January 26, 2006

truthiness hits the couch

so you thought that the american dialect society was off in choosing thruthiness as their word of the year? the word would not really catch on? well, along came james frey, "the man who conned oprah".

let's look at some recent headlines:
  • Oprah strikes a blow for truthiness [msnbc.com, 1/26/06]
  • The truthiness hurts [Chicago Tribune, 1/16/06]
  • Truthiness 101: From Frey to Alito [The New York Times, 1/22/06]
here's an excerpt from the chicago tribune's article:
Just as a media uproar erupts over fabrications in James Frey's best-selling memoir about his drug habit, along comes a new word that fits the situation perfectly. Truthiness is the invention of Stephen Colbert, host of the nightly Colbert Report (that's Col-bear Re-pore, for the unrefined) on Comedy Central. The show is a dead-on parody of smug and self-absorbed cable news commentators whose opinions aren't always constrained by facts.

Colbert used the word "truthiness" to describe an impression of truth not necessarily constrained by those pesky little facts, which can just get in the way. The more formal definition, provided by the American Dialect Society: "the quality of stating concepts one wishes or believes to be true, rather than the facts."

That pretty much sums up the controversy over Frey's "A Million Little Pieces." The pesky little facts of his own life have intruded on his truthiness. Badgered by the investigative Web site The Smoking Gun, Frey acknowledged last week that his tale of violence, addiction and recovery is not all fact.

Frey said he made up "a handful" of details. His critics say there's no evidence that he spent three months in jail, registered 0.36 on a blood alcohol test, or was charged with felony DUI after striking a police officer with his car, to name just a few of the very, very many disputed points. All of that is irrelevant, Frey protests, because it is the essence of the story that matters.

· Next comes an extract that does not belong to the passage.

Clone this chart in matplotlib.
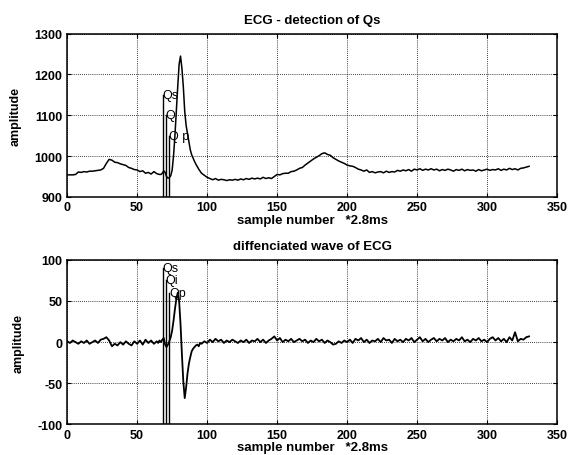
import numpy as np
import matplotlib
matplotlib.use("Agg")
import matplotlib.pyplot as plt

plt.rcParams["font.family"] = ["Liberation Sans", "DejaVu Sans"]
plt.rcParams["font.size"] = 9
plt.rcParams["axes.unicode_minus"] = False

# sample numbers: every 2nd sample, every sample around the QRS complex
sample_idx = np.concatenate([np.arange(0, 65, 2), np.arange(65, 96), np.arange(96, 331, 2)])

ecg_amp = [
    954, 954, 954, 955, 961, 960, 962, 961, 963, 963,
    964, 965, 966, 970, 982, 992, 990, 985, 984, 981,
    979, 977, 972, 970, 967, 966, 962, 964, 958, 960,
    956, 962, 957,
    # 65..95
    956, 955, 955, 958, 964, 960, 950, 946, 947, 952,
    965, 1000, 1050, 1110, 1170, 1225, 1245, 1215, 1170, 1110,
    1075, 1055, 1035, 1015, 1003, 995, 987, 980, 974, 968,
    963,
    # 96..330
    958, 953, 948, 945, 942, 945, 941, 943, 942, 940,
    942, 941, 943, 941, 944, 942, 945, 943, 946, 944,
    946, 944, 948, 945, 947, 945, 950, 955, 954, 957,
    958, 958, 962, 963, 966, 970, 972, 978, 983, 988,
    993, 997, 1001, 1006, 1008, 1004, 1002, 996, 992, 988,
    985, 982, 978, 976, 975, 972, 968, 966, 963, 966,
    960, 962, 959, 961, 962, 959, 963, 960, 962, 961,
    965, 963, 966, 964, 967, 963, 968, 966, 969, 965,
    968, 966, 969, 966, 968, 964, 967, 965, 968, 966,
    963, 967, 965, 968, 964, 967, 965, 966, 963, 967,
    964, 966, 968, 965, 967, 966, 969, 965, 968, 966,
    970, 967, 969, 966, 970, 971, 973, 975,
]

diff_amp = [
    1, -1, 2, 0, -2, 1, -1, 2, -2, 0,
    2, -1, 3, 4, 6, 2, -5, -2, -4, 0,
    -3, 1, -2, -4, 1, -2, 2, -3, 3, -1,
    2, -2, 1,
    # 65..95
    -1, 2, 0, 3, 5, -3, -6, -3, 1, 6,
    14, 26, 40, 52, 60, 50, 22, -15, -48, -68,
    -55, -38, -26, -18, -11, -8, -6, -4, -3, -5,
    -1,
    # 96..330
    -2, 1, -1, 3, 0, 4, 1, 3, -1, 2,
    0, 3, 1, -1, 2, 0, 3, -1, 2, 1,
    4, 0, 3, -1, 2, 4, 7, 2, 5, 0,
    3, 1, 4, 0, 2, 4, 1, 3, -1, 2,
    0, 4, 1, 3, -1, 2, 0, -3, -2, 1,
    -1, 2, 0, 3, -1, 4, 2, 5, 0, 3,
    -1, 2, 1, 4, 0, 5, 2, 3, -1, 4,
    1, 3, 0, 4, 2, 5, 0, 3, 6, 1,
    4, 0, 3, 5, 1, 4, 2, 5, 0, 3,
    1, 4, 2, 6, 1, 3, 0, 4, 2, 5,
    1, 3, 0, 4, 6, 2, 5, 1, 4, 0,
    6, 2, 12, 1, 4, 3, 6, 7,
]

marker_names = ["Qs", "Qi", "Qp"]
marker_pos = [68.3, 70.5, 72.8]
ecg_marker_amp = [1150, 1100, 1050]
diff_marker_amp = [90, 75, 60]
ecg_marker_text = ["Qs", "Q", "Q p"]


def style_axes(ax, ylim, yticks):
    ax.set_xlim(0, 350)
    ax.set_ylim(*ylim)
    ax.set_xticks(range(0, 351, 50))
    ax.set_yticks(yticks)
    ax.grid(True, color="black", linestyle=(0, (1, 1.5)), linewidth=0.6)
    ax.tick_params(direction="in", length=3, top=True, right=True, labelsize=9)
    ax.tick_params(axis="x", pad=3)
    for lab in ax.get_xticklabels() + ax.get_yticklabels():
        lab.set_fontweight("bold")
    for sp in ax.spines.values():
        sp.set_linewidth(1.1)
    ax.set_ylabel("amplitude", fontsize=9, fontweight="bold", labelpad=9)
    ax.set_xlabel("sample number   *2.8ms", fontsize=9.5, fontweight="bold", labelpad=0.5)


fig = plt.figure(figsize=(5.69, 4.56), dpi=100)
ax1 = fig.add_axes([0.118, 0.566, 0.861, 0.358])
ax2 = fig.add_axes([0.118, 0.067, 0.861, 0.361])

ax1.plot(sample_idx, ecg_amp, color="black", linewidth=1.1)
style_axes(ax1, (900, 1300), range(900, 1301, 100))
ax1.set_title("ECG - detection of Qs", fontsize=9.5, fontweight="bold", pad=8)
for x, h, txt in zip(marker_pos, ecg_marker_amp, ecg_marker_text):
    ax1.plot([x, x], [900, h], color="black", linewidth=1.0)
    ax1.text(x, h, txt, ha="left", va="center", fontsize=9)

ax2.plot(sample_idx, diff_amp, color="black", linewidth=1.3)
style_axes(ax2, (-100, 100), range(-100, 101, 50))
ax2.set_title("diffenciated wave of ECG", fontsize=9.5, fontweight="bold", pad=8)
for x, h, txt in zip(marker_pos, diff_marker_amp, marker_names):
    ax2.plot([x, x], [-100, h], color="black", linewidth=1.0)
    ax2.text(x, h, txt, ha="left", va="center", fontsize=9)

fig.savefig("out.png", dpi=100)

In other words, the truthiness.

It's what Frey's publishers, Anchor Books and Doubleday, were talking about when they said they stand behind the book because the embellishments are outweighed by "the power of the overall reading experience." [...] So where's the harm?
in the meantime, oprah winfrey has become less supportive of mr. frey. yesterday, she confronted him and his publisher in her talk show. video dog has clips from the show. it made for a "remarkable moment of television". in an editorial, the new york times writes:
In a remarkable moment of television, Ms. Winfrey did what we have so often waited for public figures to do: she admitted openly that she had made a mistake in supporting Mr. Frey. Then she did her best to force him, and Ms. Talese [the publisher], to admit the extent of his deception and the publisher's failure. [...] Ms. Winfrey gave the audience, including us, what it was hoping for: a demand to hear the truth.
and yet, truthiness is here to stay.